In the first decade of the twentieth century, biology was in a period of great upheaval. One of the mysteries that emerged in the aftermath of Darwin was heredity. If organisms had developed over millions of years by passing along their traits with slight modifications in a sequence of tiny steps that ultimately resulted in vastly different species, then how exactly were traits passed from parents to offspring? And how were novel traits not simply swamped out by being blended with other traits?
Just a handful of years before Muller attended Columbia, three separate scientists, Carl Correns, Erich Tschermak, and Hugo de Vries, had rediscovered the 1866 work of the Austrian monk and plant breeder Gregor Mendel. Mendel had found that inheritance may be “particulate,” or inherited in discrete units. This contrasted with prevailing theories of blended inheritance, in which traits in offspring are an intermediate mix of parental traits. Mendel observed for instance that if a yellow pea plant is crossed (mated) with a green pea plant, rather than producing greenish yellow peas, as would be expected with blended inheritance, one instead finds a fixed ratio of green pea plants to yellow pea plants in the offspring.
This tale of “rediscovery” is traditional in histories of genetics, but also a bit misleading. Far from simply stumbling across Mendel’s work in a rarely used part of the library and realizing its significance, the rediscovers were involved in well-developed experimental programs of their own and only slowly came to the realization their work aligned with Mendel’s.
Beyond observable patterns of inheritance, early twentieth century genetics was also interested in the ultimate physical means of inheritance.

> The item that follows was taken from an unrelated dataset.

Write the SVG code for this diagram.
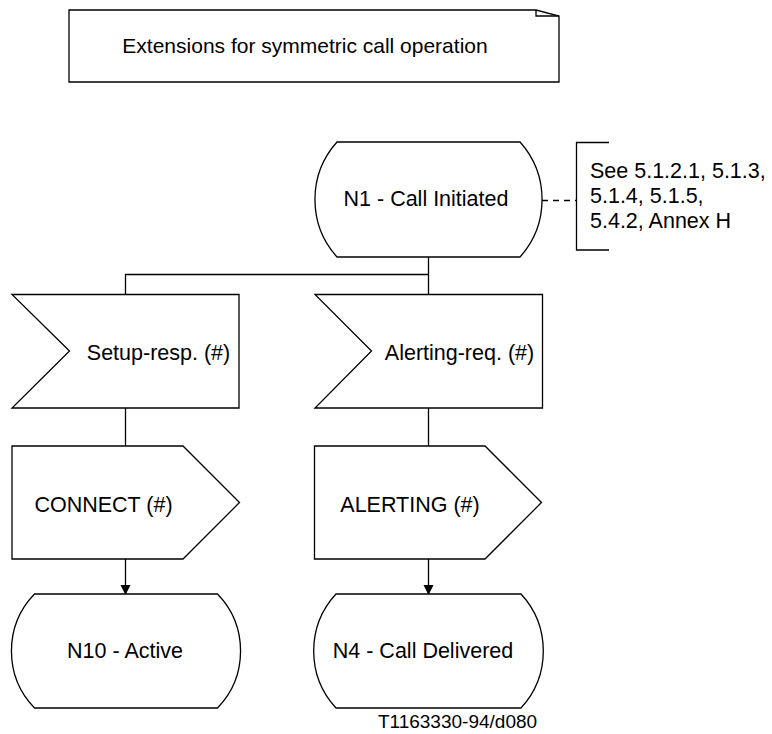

Wilson was one of the leading advocates of chromosome theory, the doctrine that the thread-like bodies which could be observed through microscopes multiplying and dividing during cell division, were in fact the carriers of the hereditary material. Wilson and his graduate students interpreted the separation and division of the chromosomes as physical causes behind Mendelian inheritance.

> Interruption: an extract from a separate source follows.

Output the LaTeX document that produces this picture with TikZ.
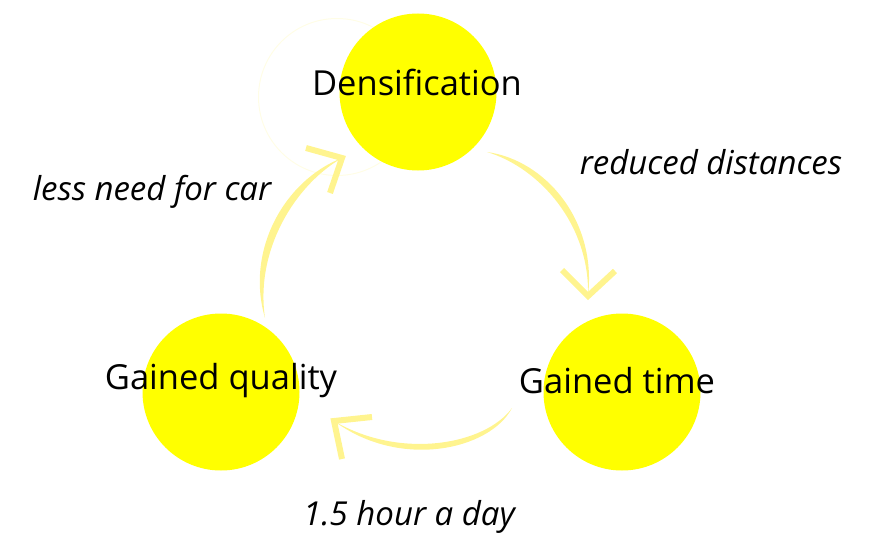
\documentclass[tikz,border=0pt]{standalone}
\usepackage{fontspec}
\setmainfont[Ligatures=NoCommon]{Open Sans}
\definecolor{circyel}{HTML}{FFFF00}
\definecolor{arryel}{HTML}{FFF48F}
\definecolor{faint}{HTML}{FFFDE6}
\begin{document}
\begin{tikzpicture}[x=1pt,y=-1pt,
  bubble/.style={circle,fill=circyel,minimum size=157pt,inner sep=0pt},
  lbl/.style={font=\fontsize{34.5}{38}\selectfont,text=black},
  edgelbl/.style={font=\fontsize{33}{36}\selectfont\itshape,text=black},
  chev/.style={draw=arryel,line width=6pt}]
\useasboundingbox (0,0) rectangle (878,535);
% faint ghost circle
\node[circle,draw=faint,line width=1pt,minimum size=157pt,inner sep=0pt] (ghost) at (337,97) {};
% circles
\node[bubble] (dens) at (418,92) {};
\node[bubble] (qual) at (221,392) {};
\node[bubble] (time) at (622,392) {};
% labels
\node[lbl] (tdens) at (417,82) {Densification};
\node[lbl] (tqual) at (221,381) {Gained quality};
\node[lbl] (ttime) at (617,381) {Gained time};
\node[edgelbl] (l1) at (711,162) {reduced distances};
\node[edgelbl] (l2) at (152,192) {less need for car};
\node[edgelbl] (l3) at (409,517) {1.5 hour a day};
% arrow coordinates
\coordinate (a1s) at (487,152);
\coordinate (a1t) at (588,296);
\coordinate (a2s) at (512,408);
\coordinate (a2t) at (334,421);
\coordinate (a3s) at (265,318);
\coordinate (a3t) at (342,158);
% arrow 1 (Densification -> Gained time)
\fill[arryel] (a1s) .. controls (545,160) and (597,220) .. (a1t)
  .. controls (590,225) and (540,168) .. (a1s) -- cycle;
\draw[chev] (562,270) -- (a1t) -- (615,271);
% arrow 2 (Gained time -> Gained quality)
\fill[arryel] (a2s) .. controls (490,450) and (400,470) .. (a2t)
  .. controls (400,460) and (485,445) .. (a2s) -- cycle;
\draw[chev] (372,417) -- (a2t) -- (342,459);
% arrow 3 (Gained quality -> Densification)
\fill[arryel] (a3s) .. controls (245,250) and (285,180) .. (a3t)
  .. controls (295,185) and (255,250) .. (a3s) -- cycle;
\draw[chev] (306,148) -- (a3t) -- (330,193);
\end{tikzpicture}
\end{document}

For Muller, Wilson’s undergraduate class was a thrilling experience. It covered the latest findings in biology and unified them under the aegis of chromosome theory. Muller became a true believer in chromosome theory and the new science of genetics. In a debate society he joined with his friend Altenburg, he also explored the political implications of modern biology, a topic that concerned him throughout his life. In fact, almost twenty years later his college debate talk "Revelations of biology and their significance" would be expanded into his book Out of the Night.